Common Ground, a grass-roots political organization, has created a separate entity to continue its housing stabilization effort in Sherman Park, a neighborhood that was hit hard by the foreclosure crisis.
The new organization, Milwaukee Rising LLC, plans to rehab an additional 67 foreclosed properties in four years. Common Ground’s Milwaukee Rising project has rehabbed and sold 33 distressed homes in the Sherman Park neighborhood since July 2011.
Common Ground — which includes non-profits, churches, schools, businesses and neighborhood associations — focuses on housing, health care and education issues.
Milwaukee Rising needed autonomy from the organization’s political activities so it can receive property and cash donations as well as loans, according to Kathleen Patron, the lead organizer at Milwaukee Rising.
“At Common Ground we fight and not everyone likes that, so we can’t be beholden to anybody,” she said.
The Milwaukee Rising LLC is seeking low- or no-interest loans of $500,000 or more from individuals and corporations with the hope of raising $5 million for a revolving loan pool.

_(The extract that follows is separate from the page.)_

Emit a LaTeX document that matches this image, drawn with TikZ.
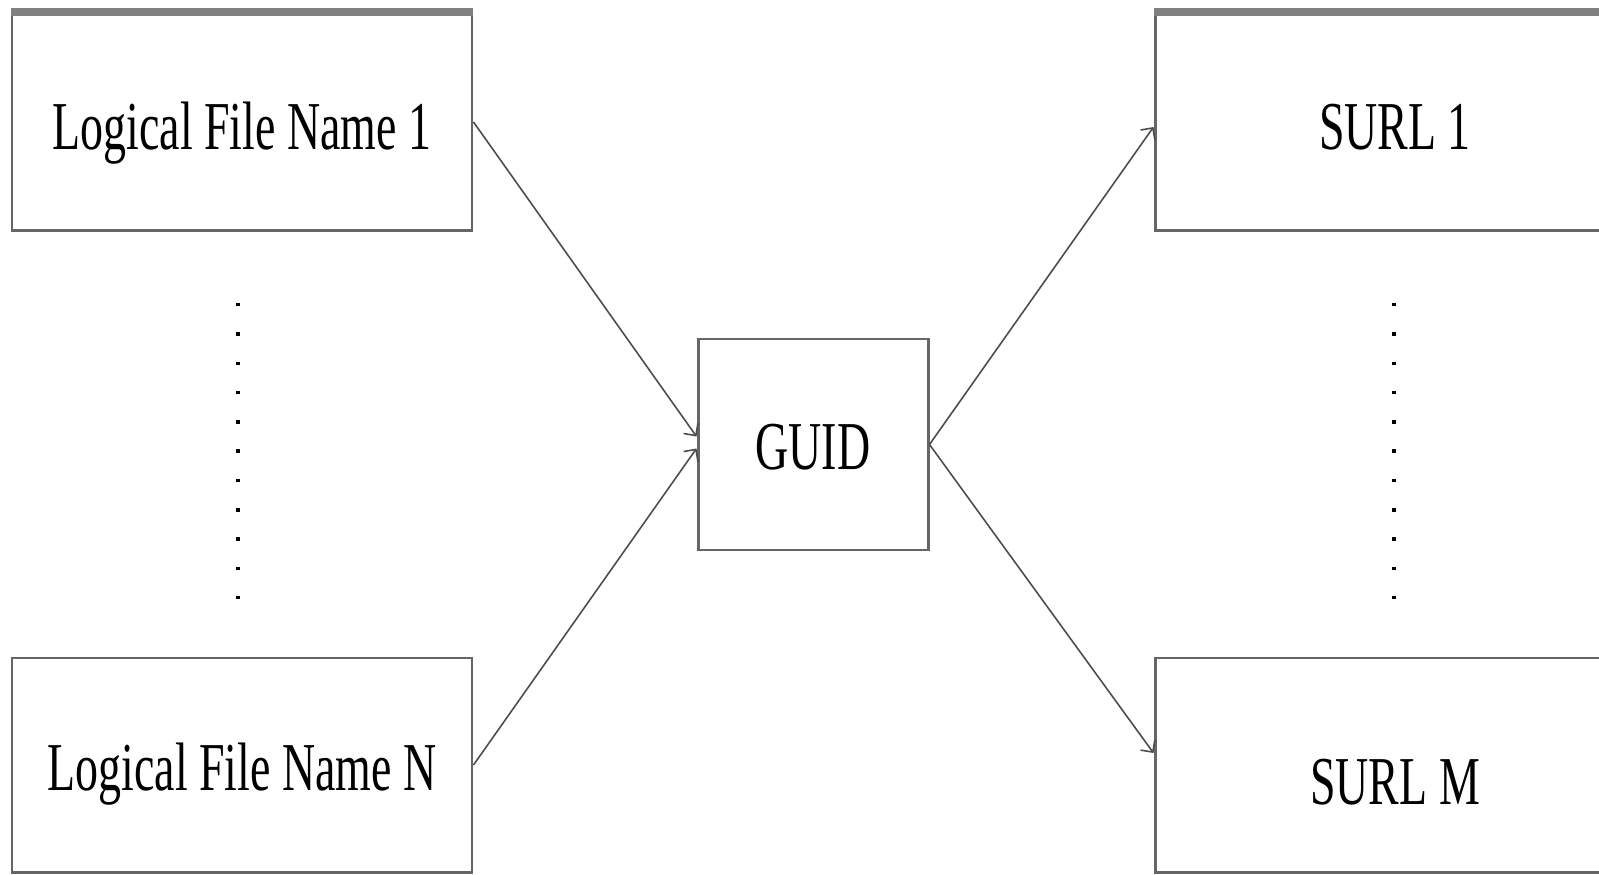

Patron said Milwaukee Rising LLC has secured $300,000 and expects to have another $700,000 by April.
Because Milwaukee Rising LLC is generating capital through individual and corporate lenders, it will not need to rely on funding from the government, such as Neighborhood Stabilization Project funds that come with restrictions, according Frank Finch III, a Milwaukee Rising LLC board member.
“There were so many restrictions that there was no way for us to function well,” he said.
Milwaukee Rising LLC will use the money it borrows to acquire and rehabilitate property and to provide no-interest lines of credit to contractors and developers. The money made from the sale of rehabbed properties will be put back into the pool. After five to 10 years, loans would be returned to lenders.
Milwaukee Rising focuses on the area bordered by Grant Boulevard to the east, 60th Street to the west, North Avenue to the south and Concordia Avenue to the north.
Two years ago when the project began, more than 300 homes were vacant in the zone. Now, there are 218.
“Part of what (we) do is organize people on the block,” Patron said. They then do whatever it takes to improve the property.
One approach has been for Milwaukee Rising to provide up to $5,000 to owners to make home improvements such as fixing a roof or replacing windows.
The effort has resulted in a drop in crime in the area, according to anecdotal evidence Patron has gathered from police.
According to Patron, the sale prices of the 33 properties already rehabbed has risen from the $30,000 to $40,000 range to the $80,000 to $130,000 range, helping improve the overall quality and value of housing stock in the neighborhood.
The Milwaukee Rising project began to take shape in 2008 when members of Common Ground took a tour of Sherman Park and asked people what concerned them about their neighborhood.
“It was vacant properties,” Patron said. “So we decided to do something about it.”
Volunteers and Sherman Park residents hounded bank executives and went to bank stockholder meetings where they voiced their displeasure about what vacated, foreclosed houses were doing to their neighborhood.
They also had a list of demands: market-rate mortgages, $300,000 for a rehab fund and $100,000 to start a quality property servicing company that would maintain foreclosed properties and provide jobs.
“It was a long battle,” Patron said. “We didn’t give up and we didn’t go away.”
After two years of persuasion, Wells Fargo, Deutsche Bank, Bank of America, Chase and U.S. Bank agreed to help Milwaukee Rising’s effort in Sherman Park, making a $33.8 million commitment to the neighborhood. Milwaukee Rising also received $2 million in Neighborhood Stabilization Project funds through the federal stimulus program. Bank of America is giving the group 10 houses a year and $10,000 to rehab each of the houses.
Recalling her success convincing Wells Fargo to work with Common Ground, Mary Utschig said, “It was quite a high.” The soft-spoken 75-year-old, who lives in Sherman Park, has been instrumental in the Milwaukee Rising effort.
“I’m very proud of the work we have done and it continues to be hard work, but that’s OK because I think the city’s worth it.”